Material:
-- -- --
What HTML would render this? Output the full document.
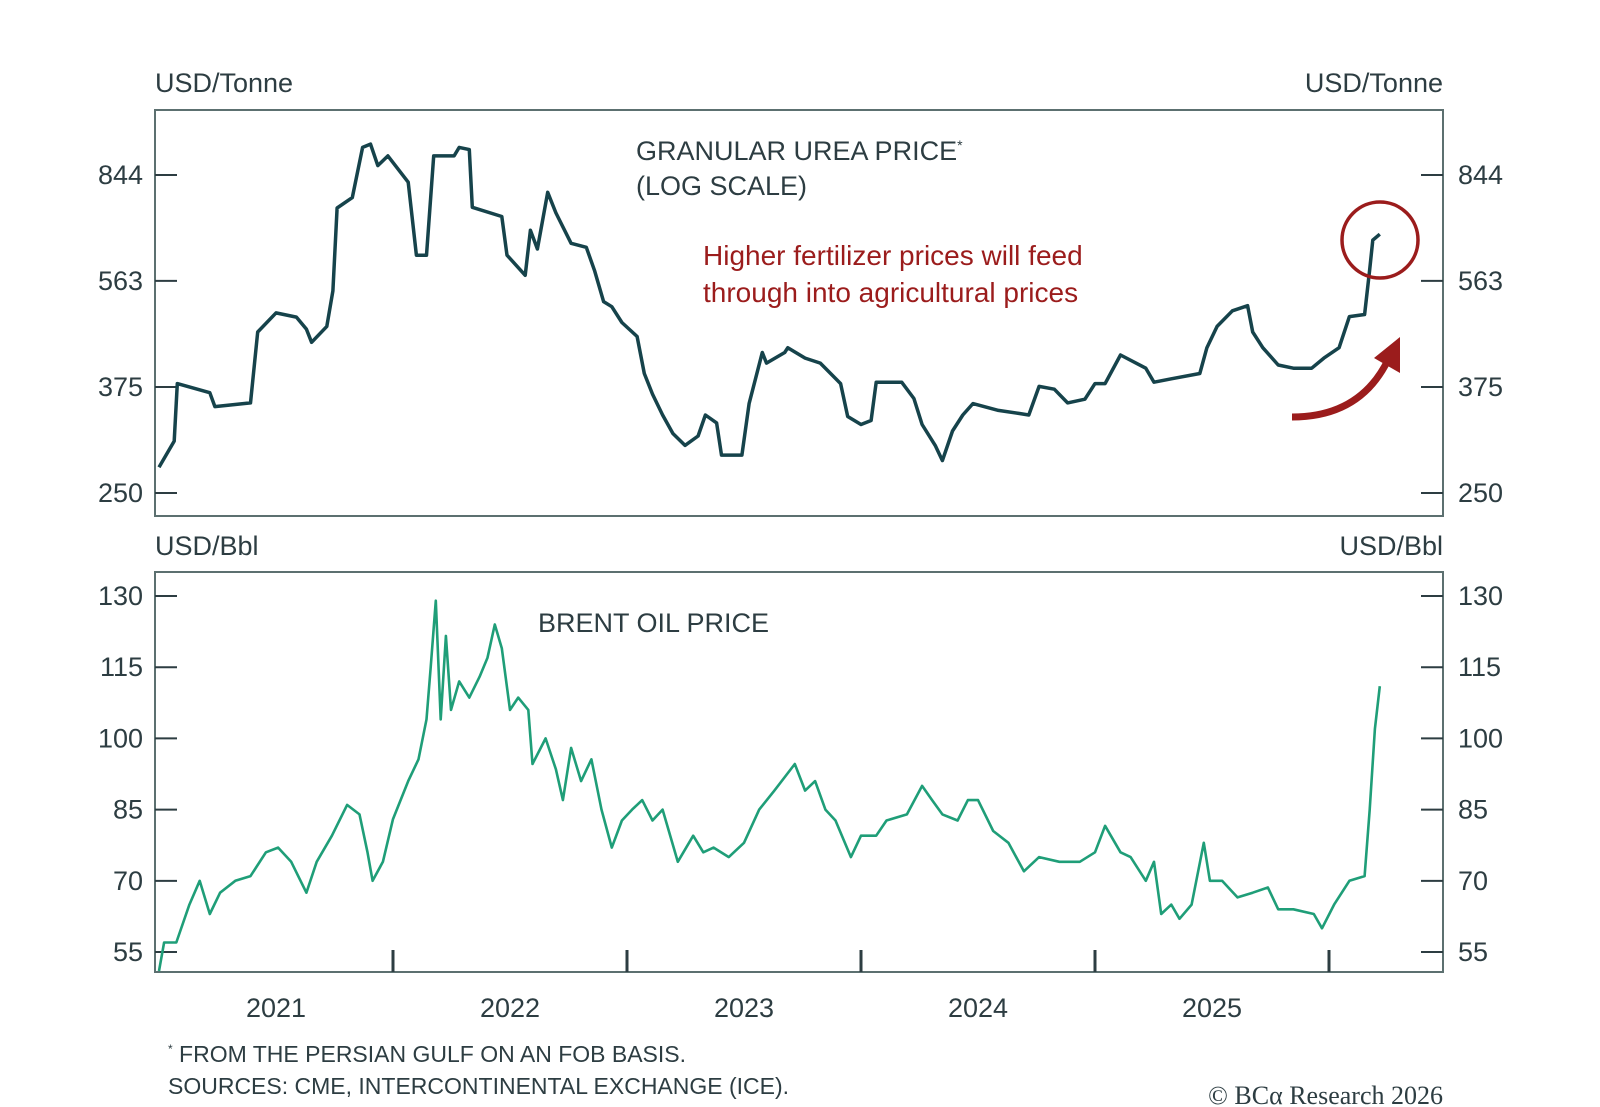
-- -- --
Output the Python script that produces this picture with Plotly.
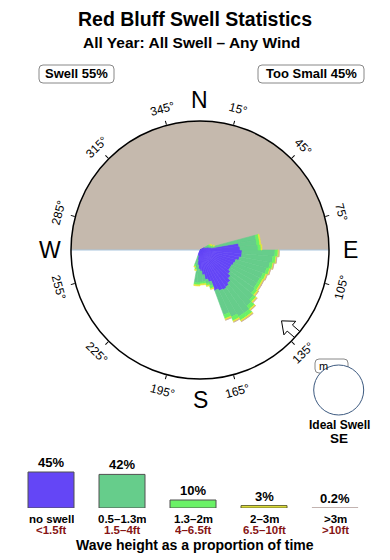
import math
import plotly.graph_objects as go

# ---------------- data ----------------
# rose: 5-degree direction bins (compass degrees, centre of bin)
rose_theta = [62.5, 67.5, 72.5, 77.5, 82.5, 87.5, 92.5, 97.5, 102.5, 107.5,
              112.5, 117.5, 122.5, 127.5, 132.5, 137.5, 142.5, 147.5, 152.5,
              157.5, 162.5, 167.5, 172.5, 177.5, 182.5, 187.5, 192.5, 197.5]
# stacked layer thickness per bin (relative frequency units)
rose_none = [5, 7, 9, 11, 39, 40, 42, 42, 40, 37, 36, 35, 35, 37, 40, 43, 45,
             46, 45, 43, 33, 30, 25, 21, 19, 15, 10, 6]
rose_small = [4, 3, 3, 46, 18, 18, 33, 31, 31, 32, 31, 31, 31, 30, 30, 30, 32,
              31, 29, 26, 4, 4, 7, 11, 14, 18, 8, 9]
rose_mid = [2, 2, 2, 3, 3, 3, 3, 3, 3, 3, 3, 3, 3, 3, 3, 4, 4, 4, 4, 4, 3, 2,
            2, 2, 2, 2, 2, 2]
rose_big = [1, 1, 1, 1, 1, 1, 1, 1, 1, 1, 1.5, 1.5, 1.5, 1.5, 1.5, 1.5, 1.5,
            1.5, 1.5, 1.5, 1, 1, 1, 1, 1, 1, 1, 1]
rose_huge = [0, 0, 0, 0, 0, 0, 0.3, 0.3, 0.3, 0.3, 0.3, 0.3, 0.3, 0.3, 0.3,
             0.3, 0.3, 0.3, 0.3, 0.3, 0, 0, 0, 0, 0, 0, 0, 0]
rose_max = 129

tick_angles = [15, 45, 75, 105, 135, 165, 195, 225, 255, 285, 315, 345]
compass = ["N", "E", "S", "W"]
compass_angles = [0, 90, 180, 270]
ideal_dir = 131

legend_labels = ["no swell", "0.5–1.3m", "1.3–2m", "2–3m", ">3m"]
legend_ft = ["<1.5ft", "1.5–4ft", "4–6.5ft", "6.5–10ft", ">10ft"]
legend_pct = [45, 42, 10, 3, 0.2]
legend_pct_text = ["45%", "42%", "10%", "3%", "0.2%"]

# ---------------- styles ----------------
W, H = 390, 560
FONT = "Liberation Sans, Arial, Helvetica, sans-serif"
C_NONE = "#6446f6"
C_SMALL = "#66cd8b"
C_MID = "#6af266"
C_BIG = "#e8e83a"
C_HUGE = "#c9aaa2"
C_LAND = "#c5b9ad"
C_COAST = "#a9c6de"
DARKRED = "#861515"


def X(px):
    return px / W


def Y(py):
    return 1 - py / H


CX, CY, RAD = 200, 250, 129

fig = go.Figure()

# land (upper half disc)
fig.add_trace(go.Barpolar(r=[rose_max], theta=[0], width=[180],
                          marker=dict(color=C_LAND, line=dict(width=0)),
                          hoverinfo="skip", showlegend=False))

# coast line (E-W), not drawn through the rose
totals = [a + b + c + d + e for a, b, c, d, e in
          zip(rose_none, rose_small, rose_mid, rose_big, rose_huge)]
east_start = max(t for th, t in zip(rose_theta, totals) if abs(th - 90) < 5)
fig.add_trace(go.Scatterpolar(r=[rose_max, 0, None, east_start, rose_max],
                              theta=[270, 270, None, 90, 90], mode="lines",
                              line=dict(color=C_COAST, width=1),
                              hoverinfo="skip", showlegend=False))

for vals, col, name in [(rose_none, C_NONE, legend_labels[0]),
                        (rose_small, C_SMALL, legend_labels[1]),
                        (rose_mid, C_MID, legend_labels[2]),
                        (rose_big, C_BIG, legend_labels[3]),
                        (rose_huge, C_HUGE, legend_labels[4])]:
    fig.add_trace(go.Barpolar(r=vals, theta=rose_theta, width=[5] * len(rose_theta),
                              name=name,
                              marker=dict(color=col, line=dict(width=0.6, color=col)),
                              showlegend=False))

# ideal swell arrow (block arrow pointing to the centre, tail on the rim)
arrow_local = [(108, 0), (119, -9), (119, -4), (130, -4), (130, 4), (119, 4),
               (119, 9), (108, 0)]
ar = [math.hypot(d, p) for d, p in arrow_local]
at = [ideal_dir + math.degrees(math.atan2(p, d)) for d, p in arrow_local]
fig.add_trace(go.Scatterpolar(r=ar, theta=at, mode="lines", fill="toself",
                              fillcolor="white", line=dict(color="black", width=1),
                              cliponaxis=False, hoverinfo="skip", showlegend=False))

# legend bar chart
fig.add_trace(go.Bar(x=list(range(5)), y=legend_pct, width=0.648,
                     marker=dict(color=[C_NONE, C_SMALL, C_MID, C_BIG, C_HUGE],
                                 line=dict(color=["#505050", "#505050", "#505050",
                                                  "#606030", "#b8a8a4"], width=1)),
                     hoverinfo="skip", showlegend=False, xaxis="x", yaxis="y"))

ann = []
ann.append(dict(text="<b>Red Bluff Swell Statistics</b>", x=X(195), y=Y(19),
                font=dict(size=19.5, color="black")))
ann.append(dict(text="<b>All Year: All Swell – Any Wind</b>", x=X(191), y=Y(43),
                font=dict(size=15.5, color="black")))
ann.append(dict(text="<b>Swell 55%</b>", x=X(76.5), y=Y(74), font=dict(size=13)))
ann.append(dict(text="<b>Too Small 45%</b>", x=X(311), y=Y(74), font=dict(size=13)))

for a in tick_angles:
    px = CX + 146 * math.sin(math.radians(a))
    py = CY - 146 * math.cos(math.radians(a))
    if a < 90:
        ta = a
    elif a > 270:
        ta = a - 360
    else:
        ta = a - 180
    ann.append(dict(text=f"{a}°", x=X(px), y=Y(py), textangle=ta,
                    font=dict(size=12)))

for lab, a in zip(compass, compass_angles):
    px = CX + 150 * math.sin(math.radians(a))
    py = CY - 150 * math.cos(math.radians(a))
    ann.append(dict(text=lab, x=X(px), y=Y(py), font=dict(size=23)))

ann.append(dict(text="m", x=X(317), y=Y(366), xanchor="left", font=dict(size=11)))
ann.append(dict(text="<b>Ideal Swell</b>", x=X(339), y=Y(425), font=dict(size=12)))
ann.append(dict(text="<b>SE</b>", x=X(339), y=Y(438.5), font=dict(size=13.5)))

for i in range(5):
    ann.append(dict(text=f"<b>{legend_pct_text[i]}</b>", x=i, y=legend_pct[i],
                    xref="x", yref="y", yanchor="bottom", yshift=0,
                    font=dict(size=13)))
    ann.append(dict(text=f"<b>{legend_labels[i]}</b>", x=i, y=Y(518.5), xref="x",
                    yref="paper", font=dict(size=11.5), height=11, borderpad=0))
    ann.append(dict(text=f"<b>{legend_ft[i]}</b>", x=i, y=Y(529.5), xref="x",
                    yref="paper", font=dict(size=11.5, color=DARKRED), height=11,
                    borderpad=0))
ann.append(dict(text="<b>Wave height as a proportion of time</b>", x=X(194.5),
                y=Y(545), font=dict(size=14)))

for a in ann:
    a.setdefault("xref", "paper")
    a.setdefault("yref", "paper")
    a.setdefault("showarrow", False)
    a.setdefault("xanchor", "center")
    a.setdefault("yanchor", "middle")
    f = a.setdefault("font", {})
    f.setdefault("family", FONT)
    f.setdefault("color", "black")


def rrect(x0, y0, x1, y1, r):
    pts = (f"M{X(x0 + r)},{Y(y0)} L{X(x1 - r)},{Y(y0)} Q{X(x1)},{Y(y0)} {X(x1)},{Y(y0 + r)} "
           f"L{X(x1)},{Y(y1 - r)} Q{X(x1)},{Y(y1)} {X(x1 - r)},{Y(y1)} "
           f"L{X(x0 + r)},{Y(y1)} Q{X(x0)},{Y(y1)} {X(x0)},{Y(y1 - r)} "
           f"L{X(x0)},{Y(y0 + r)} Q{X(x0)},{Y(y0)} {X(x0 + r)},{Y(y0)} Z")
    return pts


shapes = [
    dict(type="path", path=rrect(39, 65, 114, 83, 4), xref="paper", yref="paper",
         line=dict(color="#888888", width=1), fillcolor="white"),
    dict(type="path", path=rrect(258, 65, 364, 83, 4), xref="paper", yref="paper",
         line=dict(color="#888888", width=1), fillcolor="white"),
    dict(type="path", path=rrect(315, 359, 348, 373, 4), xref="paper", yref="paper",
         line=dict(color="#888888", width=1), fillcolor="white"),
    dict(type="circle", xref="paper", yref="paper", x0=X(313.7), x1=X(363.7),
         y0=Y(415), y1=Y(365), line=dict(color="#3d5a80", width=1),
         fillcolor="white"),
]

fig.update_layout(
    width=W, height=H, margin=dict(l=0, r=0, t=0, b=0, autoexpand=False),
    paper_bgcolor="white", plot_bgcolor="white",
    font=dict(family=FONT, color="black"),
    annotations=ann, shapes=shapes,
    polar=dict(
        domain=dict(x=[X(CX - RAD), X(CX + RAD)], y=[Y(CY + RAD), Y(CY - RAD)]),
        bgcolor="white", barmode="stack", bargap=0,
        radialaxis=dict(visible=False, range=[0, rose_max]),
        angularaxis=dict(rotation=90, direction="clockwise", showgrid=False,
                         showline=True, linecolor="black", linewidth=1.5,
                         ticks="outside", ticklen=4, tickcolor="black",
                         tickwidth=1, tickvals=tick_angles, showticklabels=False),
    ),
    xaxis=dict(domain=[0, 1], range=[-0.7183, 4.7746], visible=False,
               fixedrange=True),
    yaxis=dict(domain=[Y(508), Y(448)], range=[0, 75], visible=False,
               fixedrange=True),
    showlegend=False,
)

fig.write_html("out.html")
-- -- --
Requirements: Select every line where the word "this" occurs.

The reply:
What HTML would render this? Output the full document.
Output the Python script that produces this picture with Plotly.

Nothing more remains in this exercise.